DATA EXTRACT:
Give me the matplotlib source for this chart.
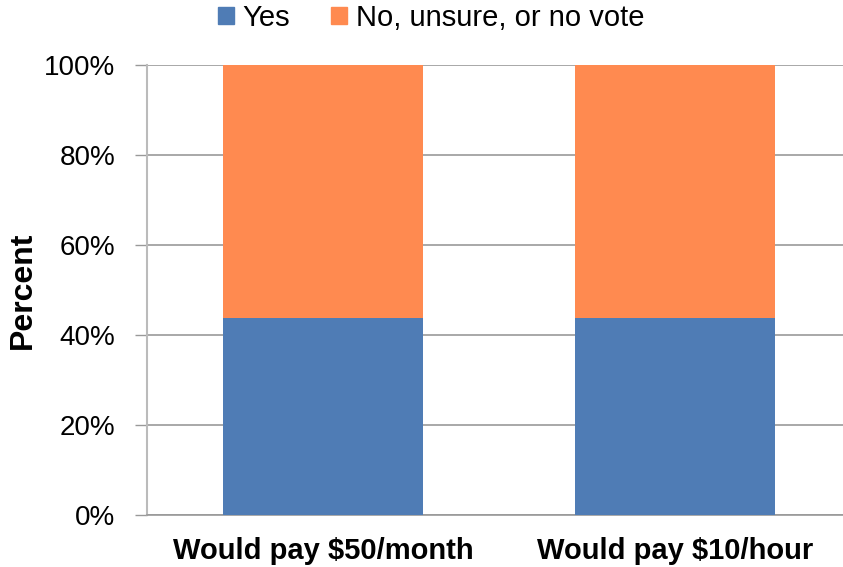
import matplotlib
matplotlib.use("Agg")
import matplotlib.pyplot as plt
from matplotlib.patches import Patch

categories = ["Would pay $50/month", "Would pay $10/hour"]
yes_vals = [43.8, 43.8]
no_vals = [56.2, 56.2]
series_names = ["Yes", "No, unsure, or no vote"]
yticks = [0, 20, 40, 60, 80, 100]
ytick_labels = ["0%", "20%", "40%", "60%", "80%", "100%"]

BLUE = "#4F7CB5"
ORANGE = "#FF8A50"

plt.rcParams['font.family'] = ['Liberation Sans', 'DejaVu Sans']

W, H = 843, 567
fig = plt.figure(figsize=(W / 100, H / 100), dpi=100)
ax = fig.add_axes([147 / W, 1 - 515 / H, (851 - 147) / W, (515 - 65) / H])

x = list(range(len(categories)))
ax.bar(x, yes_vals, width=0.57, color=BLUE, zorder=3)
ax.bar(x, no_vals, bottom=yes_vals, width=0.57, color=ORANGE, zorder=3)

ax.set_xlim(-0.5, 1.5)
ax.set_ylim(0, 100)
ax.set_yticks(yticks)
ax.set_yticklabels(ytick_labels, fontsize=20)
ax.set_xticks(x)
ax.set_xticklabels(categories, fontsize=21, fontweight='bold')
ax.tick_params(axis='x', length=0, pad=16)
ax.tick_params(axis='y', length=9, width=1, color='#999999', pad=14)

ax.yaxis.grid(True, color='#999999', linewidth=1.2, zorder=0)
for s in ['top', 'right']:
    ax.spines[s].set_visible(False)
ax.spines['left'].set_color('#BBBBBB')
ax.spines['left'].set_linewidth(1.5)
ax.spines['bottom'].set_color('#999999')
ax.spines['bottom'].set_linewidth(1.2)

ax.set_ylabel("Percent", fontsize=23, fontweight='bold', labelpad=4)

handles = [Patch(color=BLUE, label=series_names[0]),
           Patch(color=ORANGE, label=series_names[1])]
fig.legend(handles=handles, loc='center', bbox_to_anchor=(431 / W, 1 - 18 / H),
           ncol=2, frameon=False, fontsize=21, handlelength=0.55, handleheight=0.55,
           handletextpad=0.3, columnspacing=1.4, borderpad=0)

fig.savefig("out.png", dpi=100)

WRITTEN EXERCISE:
Reproduce every line of the material precisely, omitting its pictures.

EXERCISE SOLUTION:
Give me the matplotlib source for this chart.
import matplotlib
matplotlib.use("Agg")
import matplotlib.pyplot as plt
from matplotlib.patches import Patch

categories = ["Would pay $50/month", "Would pay $10/hour"]
yes_vals = [43.8, 43.8]
no_vals = [56.2, 56.2]
series_names = ["Yes", "No, unsure, or no vote"]
yticks = [0, 20, 40, 60, 80, 100]
ytick_labels = ["0%", "20%", "40%", "60%", "80%", "100%"]

BLUE = "#4F7CB5"
ORANGE = "#FF8A50"

plt.rcParams['font.family'] = ['Liberation Sans', 'DejaVu Sans']

W, H = 843, 567
fig = plt.figure(figsize=(W / 100, H / 100), dpi=100)
ax = fig.add_axes([147 / W, 1 - 515 / H, (851 - 147) / W, (515 - 65) / H])

x = list(range(len(categories)))
ax.bar(x, yes_vals, width=0.57, color=BLUE, zorder=3)
ax.bar(x, no_vals, bottom=yes_vals, width=0.57, color=ORANGE, zorder=3)

ax.set_xlim(-0.5, 1.5)
ax.set_ylim(0, 100)
ax.set_yticks(yticks)
ax.set_yticklabels(ytick_labels, fontsize=20)
ax.set_xticks(x)
ax.set_xticklabels(categories, fontsize=21, fontweight='bold')
ax.tick_params(axis='x', length=0, pad=16)
ax.tick_params(axis='y', length=9, width=1, color='#999999', pad=14)

ax.yaxis.grid(True, color='#999999', linewidth=1.2, zorder=0)
for s in ['top', 'right']:
    ax.spines[s].set_visible(False)
ax.spines['left'].set_color('#BBBBBB')
ax.spines['left'].set_linewidth(1.5)
ax.spines['bottom'].set_color('#999999')
ax.spines['bottom'].set_linewidth(1.2)

ax.set_ylabel("Percent", fontsize=23, fontweight='bold', labelpad=4)

handles = [Patch(color=BLUE, label=series_names[0]),
           Patch(color=ORANGE, label=series_names[1])]
fig.legend(handles=handles, loc='center', bbox_to_anchor=(431 / W, 1 - 18 / H),
           ncol=2, frameon=False, fontsize=21, handlelength=0.55, handleheight=0.55,
           handletextpad=0.3, columnspacing=1.4, borderpad=0)

fig.savefig("out.png", dpi=100)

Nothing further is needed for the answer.